Enfin, il est important de corriger les critères d’évaluation de la performance en fonction des universités. Nous serions formellement opposés à une comparaison entre le taux de réussite net de Paris VIII et celui de Paris IX Dauphine : il faut une pondération prenant en compte les publics accueillis – avec pour critère, par exemple, l’âge auquel les étudiants ont obtenu leur baccalauréat, le nombre d’étudiants étrangers, etc. En outre, les critères de performance ne doivent intervenir que pour établir un bonus-malus à la marge. Il ne faudrait pas qu’ils aboutissent à pénaliser les universités qui ont le plus besoin d’aide et de moyens pour pouvoir progresser. Si l’on en arrive à doter encore plus celles qui présentent déjà les meilleurs taux de réussite, on aura fait l’inverse de ce que l’on voulait : donner à l’ensemble des universités les moyens de faire réussir leurs étudiants.

En d’autres termes, il ne faut pas s’en tenir à un taux de réussite à un instant t mais prendre en compte la capacité de progrès des établissements, qui bénéficieront par exemple d’un bonus si leur taux de réussite a progressé durant les quatre années du contrat.
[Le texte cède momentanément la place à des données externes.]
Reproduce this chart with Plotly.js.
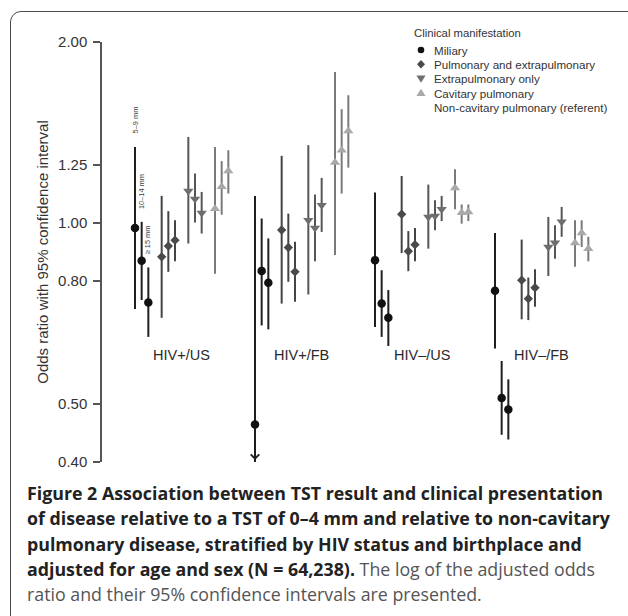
<!DOCTYPE html>
<html><head><meta charset="utf-8">
<script src="https://cdn.plot.ly/plotly-3.0.1.min.js"></script>
<style>
html,body{margin:0;padding:0;width:628px;height:616px;overflow:hidden;background:#fff;}
#frame{position:absolute;left:10px;top:11px;width:700px;height:700px;border:1.5px solid #4a4a4a;border-radius:11px;box-sizing:border-box;}
#chart{position:absolute;left:0;top:0;width:628px;height:616px;}
#caption{position:absolute;left:27px;top:481px;font-family:"Open Sans",sans-serif;font-size:17.8px;line-height:25.3px;color:#555;white-space:nowrap;}
#caption div{height:25.3px;}
#caption b{color:#222;font-weight:700;}
</style></head>
<body>
<div id="frame"></div>
<div id="chart"></div>
<div id="caption">
<div><b>Figure 2 Association between TST result and clinical presentation</b></div>
<div><b>of disease relative to a TST of 0–4 mm and relative to non-cavitary</b></div>
<div><b>pulmonary disease, stratified by HIV status and birthplace and</b></div>
<div><b>adjusted for age and sex (N = 64,238).</b> The log of the adjusted odds</div>
<div>ratio and their 95% confidence intervals are presented.</div>
</div>
<script>
// ---- data ----
const groups = ["HIV+/US", "HIV+/FB", "HIV–/US", "HIV–/FB"];
const tstLabels = ["5–9 mm", "10–14 mm", "≥ 15 mm"];
const seriesNames = ["Miliary", "Pulmonary and extrapulmonary", "Extrapulmonary only", "Cavitary pulmonary"];
const referentLabel = "Non-cavitary pulmonary (referent)";
const legendTitle = "Clinical manifestation";
const yTicks = [0.40, 0.50, 0.80, 1.00, 1.25, 2.00];
const yTickText = ["0.40", "0.50", "0.80", "1.00", "1.25", "2.00"];

// each array: 4 groups x 3 TST categories (5–9, 10–14, >=15)
const miliaryOR = [0.981, 0.865, 0.737, 0.462, 0.832, 0.795, 0.867, 0.734, 0.695, 0.771, 0.511, 0.489];
const miliaryLo = [0.719, 0.744, 0.646, 0.400, 0.675, 0.665, 0.671, 0.646, 0.624, 0.618, 0.444, 0.436];
const miliaryHi = [1.338, 1.004, 0.843, 1.108, 1.017, 0.942, 1.123, 0.834, 0.773, 0.962, 0.589, 0.549];

const pulmExtraOR = [0.878, 0.915, 0.936, 0.973, 0.910, 0.829, 1.034, 0.897, 0.920, 0.803, 0.748, 0.780];
const pulmExtraLo = [0.695, 0.829, 0.863, 0.734, 0.798, 0.739, 0.891, 0.831, 0.863, 0.691, 0.689, 0.725];
const pulmExtraHi = [1.109, 1.046, 1.010, 1.293, 1.036, 0.930, 1.197, 0.969, 0.981, 0.938, 0.811, 0.837];

const extraOR = [1.130, 1.096, 1.039, 1.010, 0.981, 1.070, 1.023, 1.027, 1.054, 0.912, 0.927, 1.004];
const extraLo = [0.924, 1.001, 0.960, 0.760, 0.863, 0.966, 0.906, 0.972, 1.007, 0.816, 0.872, 0.948];
const extraHi = [1.390, 1.208, 1.126, 1.347, 1.115, 1.188, 1.158, 1.091, 1.109, 1.023, 0.991, 1.063];

const cavOR = [1.056, 1.148, 1.220, 1.260, 1.321, 1.422, 1.143, 1.040, 1.043, 0.926, 0.962, 0.906];
const cavLo = [0.823, 1.032, 1.119, 0.884, 1.119, 1.236, 1.054, 0.997, 1.007, 0.845, 0.912, 0.863];
const cavHi = [1.338, 1.267, 1.321, 1.783, 1.546, 1.631, 1.228, 1.073, 1.073, 1.010, 1.010, 0.948];

// ---- styling ----
const axisMin = 0.40, axisMax = 2.00;
const markerSymbols = ["circle", "diamond", "triangle-down", "triangle-up"];
const markerColors = ["#111111", "#4a4a4a", "#6e6e6e", "#a9a9a9"];
const markerSizes = [8.5, 7.2, 9, 9];
const lineColors = ["#1e1e1e", "#444444", "#555555", "#7a7a7a"];
const groupStride = 18, seriesStride = 4;

const ORs = [miliaryOR, pulmExtraOR, extraOR, cavOR];
const LOs = [miliaryLo, pulmExtraLo, extraLo, cavLo];
const HIs = [miliaryHi, pulmExtraHi, extraHi, cavHi];

function xpos(g, s, t) { return g * groupStride + s * seriesStride + t; }

const traces = [];
const arrowAnns = [];
seriesNames.forEach((name, s) => {
  const x = [], y = [], up = [], down = [], txt = [];
  groups.forEach((gname, g) => {
    tstLabels.forEach((tl, t) => {
      const i = g * 3 + t;
      const or = ORs[s][i], lo = Math.max(LOs[s][i], axisMin), hi = HIs[s][i];
      x.push(xpos(g, s, t)); y.push(or);
      up.push(hi - or); down.push(or - lo);
      txt.push(gname + ", " + tl);
      if (LOs[s][i] <= axisMin) {
        arrowAnns.push({x: xpos(g, s, t), y: Math.log10(axisMin), xref: 'x', yref: 'y',
          text: '', showarrow: true, ax: 0, ay: -22, arrowhead: 4, arrowsize: 1.1,
          arrowwidth: 1.5, arrowcolor: lineColors[s], yshift: 2, standoff: 0});
      }
    });
  });
  traces.push({
    type: 'scatter', mode: 'markers', name: name, x: x, y: y, text: txt,
    marker: {symbol: markerSymbols[s], color: markerColors[s], size: markerSizes[s], line: {width: 0}},
    error_y: {type: 'data', symmetric: false, array: up, arrayminus: down,
      color: lineColors[s], thickness: 2, width: 0},
    hovertemplate: '%{text}<br>OR %{y:.2f}<extra>' + name + '</extra>'
  });
});

// pixel helpers for layout (paper coords)
const L = 102, R = 610, T = 42, B = 462;
const px = v => (v - L) / (R - L);
const py = v => (B - v) / (B - T);

const shapes = [];
[[1.25, 'dot', '#c4c4c4'], [0.80, 'dot', '#c4c4c4'], [1.00, '5px,3px', '#a8a8a8']].forEach(([v, d, c]) => {
  shapes.push({type: 'line', xref: 'paper', yref: 'y', x0: 0.002, x1: 1, y0: Math.log10(v), y1: Math.log10(v),
    line: {color: c, width: 1.2, dash: d}, layer: 'below'});
});

// legend (custom, compact)
const annotations = [];
const legX = 421, legTextX = 432, legRows = [50, 64.3, 78.6, 93, 107.3];
annotations.push({xref: 'paper', yref: 'paper', x: px(412), y: py(33), xanchor: 'left', yanchor: 'middle',
  text: legendTitle, showarrow: false, font: {size: 11.3, color: '#333'}});
const glyphPaths = [
  null,
  'M0,4.3 L4,0 L0,-4.3 L-4,0 Z',
  'M-4.6,3 L4.6,3 L0,-4.2 Z',
  'M-4.6,-3 L4.6,-3 L0,4.2 Z'
];
seriesNames.concat([referentLabel]).forEach((nm, k) => {
  annotations.push({xref: 'paper', yref: 'paper', x: px(legTextX), y: py(legRows[k]), xanchor: 'left', yanchor: 'middle',
    text: nm, showarrow: false, font: {size: 11.6, color: '#333'}});
  if (k < seriesNames.length) {
    if (k === 0) {
      shapes.push({type: 'circle', xref: 'paper', yref: 'paper', xsizemode: 'pixel', ysizemode: 'pixel',
        xanchor: px(legX), yanchor: py(legRows[k]), x0: -3.3, x1: 3.3, y0: -3.3, y1: 3.3,
        fillcolor: markerColors[k], line: {width: 0}});
    } else {
      shapes.push({type: 'path', xref: 'paper', yref: 'paper', xsizemode: 'pixel', ysizemode: 'pixel',
        xanchor: px(legX), yanchor: py(legRows[k]), path: glyphPaths[k],
        fillcolor: markerColors[k], line: {width: 0}});
    }
  }
});

// group labels
groups.forEach((gname, g) => {
  annotations.push({xref: 'x', yref: 'y', x: g * groupStride + 7, y: Math.log10(0.603),
    text: gname, showarrow: false, font: {size: 14.5, color: '#2a2a2a'}, xanchor: 'center', yanchor: 'middle'});
});

// TST category labels above first group's miliary bars
tstLabels.forEach((tl, t) => {
  annotations.push({xref: 'x', yref: 'y', x: xpos(0, 0, t), y: Math.log10(miliaryHi[t]),
    text: tl, showarrow: false, textangle: -90, font: {size: 7.4, color: '#444'},
    xanchor: 'center', yanchor: 'bottom', yshift: 11});
});

const layout = {
  width: 628, height: 616,
  margin: {l: L, r: 628 - R, t: T, b: 616 - B, pad: 0},
  paper_bgcolor: 'rgba(0,0,0,0)', plot_bgcolor: 'rgba(0,0,0,0)',
  showlegend: false,
  font: {family: '"Liberation Sans", Arial, sans-serif', color: '#333'},
  xaxis: {range: [-4.95, 71.25], visible: false, fixedrange: true},
  yaxis: {type: 'log', range: [Math.log10(axisMin), Math.log10(axisMax)],
    tickvals: yTicks, ticktext: yTickText, ticks: 'outside', ticklen: 7, tickwidth: 1.5,
    tickcolor: '#555', showline: true, linecolor: '#555', linewidth: 1.5,
    showgrid: false, zeroline: false, ticklabelstandoff: 3,
    tickfont: {size: 15, color: '#333'},
    title: {text: 'Odds ratio with 95% confidence interval', font: {size: 15, color: '#333'}, standoff: 6},
    fixedrange: true},
  shapes: shapes,
  annotations: annotations.concat(arrowAnns)
};

Plotly.newPlot('chart', traces, layout, {displayModeBar: false, staticPlot: false});
</script>
</body></html>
Les représentants des étudiants resteront très vigilants sur cette question car si une université est pénalisée du fait de l’inefficacité de son équipe de direction, ce sont les étudiants qui en feront d’abord les frais. D’où notre réticence.

M. David Habib, Président : Je vous remercie.

M. Thierry Lecras : Pouvons-nous vous faire parvenir une contribution écrite ?

M. David Habib, Président : Bien entendu. Sachez aussi que nous relaierons vos préoccupations en ce qui concerne la diffusion des informations. Tout comme la MEC, vous devez être en mesure de mener votre travail d’analyse.